Russell Eugene Galer II v. Property Officer, Pickens and Grievance Officer Moore, Boyd Unit


IN THE

TENTH COURT OF APPEALS


No. 10-00-239-CV


     RUSSELL EUGENE GALER, II,

                                                                         Appellant

     v.


     PROPERTY OFFICER, PICKENS

     AND GRIEVANCE OFFICER, MOORE,

     BOYD UNIT,

                                                                         Appellees


From the 87th District Court

Limestone County, Texas

Trial Court # 00-166-B

O P I N I O N

      On July 5, 2000, this court received a clerk’s record containing Russell Galer’s notice of appeal from the trial court’s order of dismissal filed on June 21. That order of dismissal cited Chapter 14 of the Civil Practice and Remedies Code as the basis for the dismissal (“Chapter 14”). See Tex. Civ. Prac. & Rem. Code Ann. Ch. 14 (Vernon Supp. 2001). Galer’s brief was originally due on August 4. On September 5, we sent a letter to Galer in which he was informed that his failure to file a brief within ten days could result in the dismissal of this appeal. On September 15, exactly ten days after the date of our letter, we received correspondence from Galer which was filed as a response. In that correspondence, Galer “ask[ed] this court to observe Rule 4.2 of these same rules [of appellate procedure] regarding notice of the trial court’s judgment and compel the trial court to issue written statement facilitating intelligent appeal with an order to that effect.” We informed Galer that “Rule of Appellate Procedure 4.2 is inapplicable” and notified him that the appeal would be dismissed for want of prosecution if a brief was not filed within twenty days.

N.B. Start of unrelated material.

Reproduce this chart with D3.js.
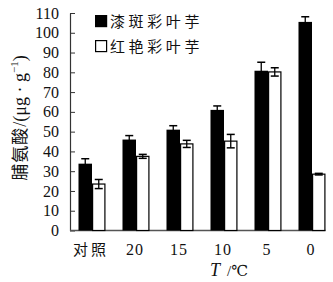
<!DOCTYPE html>
<html lang="zh">
<head>
  <meta charset="utf-8" />
  <script src="https://d3js.org/d3.v7.min.js"></script>
  <style>
    body { margin: 0; background: #fff; }
    .serif { font-family: "Liberation Serif", "DejaVu Serif", serif; }
    .cjk { font-family: "Noto Sans CJK SC", sans-serif; }
  </style>
</head>
<body>
<svg width="333" height="282"></svg>
<script>

// data
var categories = ["对照", "20", "15", "10", "5", "0"];
var seriesNames = ["漆斑彩叶芋", "红艳彩叶芋"];
var valuesA = [33.8, 46, 51, 61, 80.8, 105.5];   // 漆斑彩叶芋
var errorsA = [2.5, 2, 2, 2, 4.3, 2.6];
var valuesB = [23.5, 37.5, 43.8, 45.2, 80.2, 28.5]; // 红艳彩叶芋
var errorsB = [2.3, 1, 1.8, 3.4, 2.1, 0.4];
var yTicks = [0, 10, 20, 30, 40, 50, 60, 70, 80, 90, 100, 110];

var svg = d3.select("svg");

var y = d3.scaleLinear()
  .domain([0, 110])
  .range([230.5, 13]);

var x0 = d3.scaleBand()
  .domain(categories)
  .range([70, 334])
  .paddingInner(0.386)
  .paddingOuter(0.193);

var x1 = d3.scaleBand()
  .domain(seriesNames)
  .range([0, x0.bandwidth()]);

var fills = ["#000", "#fff"];

// y axis, ticks pointing inward
var yAxis = svg.append("g")
  .attr("transform", "translate(70,0)")
  .call(d3.axisLeft(y)
    .tickValues(yTicks)
    .tickSize(-5)
    .tickSizeOuter(0)
    .tickPadding(11));

yAxis.select(".domain").attr("stroke", "#333").attr("stroke-width", 1.2);
yAxis.selectAll(".tick line").attr("stroke", "#333");
yAxis.selectAll(".tick text")
  .attr("class", "serif")
  .attr("font-size", 16)
  .attr("fill", "#111");

// baseline
svg.append("line")
  .attr("x1", 70)
  .attr("x2", x0(categories[categories.length - 1]) + x0.bandwidth())
  .attr("y1", y(0))
  .attr("y2", y(0))
  .attr("stroke", "#555")
  .attr("stroke-width", 1.5);

var rows = categories.map(function(c, i) {
  return [
    { cat: c, s: seriesNames[0], v: valuesA[i], e: errorsA[i], k: 0 },
    { cat: c, s: seriesNames[1], v: valuesB[i], e: errorsB[i], k: 1 }
  ];
});

var groups = svg.append("g")
  .selectAll("g")
  .data(rows)
  .enter()
  .append("g")
  .attr("transform", function(d) { return "translate(" + x0(d[0].cat) + ",0)"; });

var bars = groups.selectAll("g")
  .data(function(d) { return d; })
  .enter()
  .append("g");

bars.append("rect")
  .attr("x", function(d) { return x1(d.s) + (d.k ? 0.6 : 0); })
  .attr("y", function(d) { return y(d.v); })
  .attr("width", function(d) { return x1.bandwidth() - (d.k ? 1.2 : 0); })
  .attr("height", function(d) { return y(0) - y(d.v); })
  .attr("fill", function(d) { return fills[d.k]; })
  .attr("stroke", "#000")
  .attr("stroke-width", function(d) { return d.k ? 1.2 : 0; });

// error bars
var capW = 8;
bars.append("line")
  .attr("x1", function(d) { return x1(d.s) + x1.bandwidth() / 2; })
  .attr("x2", function(d) { return x1(d.s) + x1.bandwidth() / 2; })
  .attr("y1", function(d) { return y(d.v - d.e); })
  .attr("y2", function(d) { return y(d.v + d.e); })
  .attr("stroke", "#000")
  .attr("stroke-width", 1.3);

[-1, 1].forEach(function(sign) {
  bars.append("line")
    .attr("x1", function(d) { return x1(d.s) + x1.bandwidth() / 2 - capW / 2; })
    .attr("x2", function(d) { return x1(d.s) + x1.bandwidth() / 2 + capW / 2; })
    .attr("y1", function(d) { return y(d.v + sign * d.e); })
    .attr("y2", function(d) { return y(d.v + sign * d.e); })
    .attr("stroke", "#000")
    .attr("stroke-width", 1.5);
});

// x labels
svg.append("g")
  .selectAll("text")
  .data(categories)
  .enter()
  .append("text")
  .attr("class", function(d, i) { return i === 0 ? "cjk" : "serif"; })
  .attr("x", function(d) { return x0(d) + x0.bandwidth() / 2 - 1; })
  .attr("y", 255)
  .attr("text-anchor", "middle")
  .attr("font-size", function(d, i) { return i === 0 ? 15 : 16; })
  .attr("letter-spacing", function(d, i) { return i === 0 ? 3 : 1; })
  .attr("fill", "#111")
  .text(function(d) { return d; });

// x title
var xt = svg.append("text")
  .attr("x", 210)
  .attr("y", 276)
  .attr("font-size", 18)
  .attr("fill", "#111")
  .attr("class", "serif");
xt.append("tspan").attr("font-style", "italic").text("T");
xt.append("tspan").attr("dx", 7).attr("font-size", 15).text("/℃");

// y title
var yt = svg.append("text")
  .attr("transform", "translate(26,118) rotate(-90)")
  .attr("text-anchor", "middle")
  .attr("font-size", 17)
  .attr("fill", "#111");
yt.append("tspan").attr("class", "cjk").attr("letter-spacing", 1).text("脯氨酸");
yt.append("tspan").attr("class", "serif").attr("font-size", 18).text("/(μg · g");
yt.append("tspan").attr("class", "serif").attr("font-size", 11).attr("dy", -8).text("−1");
yt.append("tspan").attr("class", "serif").attr("font-size", 18).attr("dy", 8).text(")");

// legend
var legend = svg.append("g")
  .selectAll("g")
  .data(seriesNames)
  .enter()
  .append("g")
  .attr("transform", function(d, i) { return "translate(95," + (15 + i * 25) + ")"; });

legend.append("rect")
  .attr("x", 0.6)
  .attr("y", 0.6)
  .attr("width", 11)
  .attr("height", 11)
  .attr("fill", function(d, i) { return fills[i]; })
  .attr("stroke", "#000")
  .attr("stroke-width", 1.2);

legend.append("text")
  .attr("class", "cjk")
  .attr("x", 15)
  .attr("y", 11.5)
  .attr("font-size", 15)
  .attr("letter-spacing", 3.6)
  .attr("fill", "#111")
  .text(function(d) { return d; });

</script>
</body>
</html>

      On December 28, Galer filed a motion for judgment of default, which we denied on January 3, 2001. On January 8, he filed “a brief,” consisting of one paragraph, in which he stated, in full:

WHAT THE CLERK APPEARS TO BE TELLING THIS PLAINTIFF IN HER LETTER DATED DECEMBER 28, 2000 IS THAT RULE 4.2 VANISHES IN APPLICATION. PLAINTIFF’S CASE IS DISMISSED WITH PREJUDICE AND NO REASON IS PROVIDED. PLAINTIFF APPEALS BELIEVING A JUDGMENT WITHOUT REASON IS MERELY A REFLEX. THE APPEALS COURT ASKS FOR A BRIEF SPECIFYING THE ERRORS COMPLAINED OF IN THE TRIAL COURT’S JUDGMENT. TOO MUCH LEFT HANDED ENGLISH ON THE CUE BALL. NOW WHAT? PLEASE CONSULT RULE OF APPELLATE PROCEDURE 4.2 AND NOTICE PLEASE THE TITLE OF THE CODE.


We now review the merits of this appeal.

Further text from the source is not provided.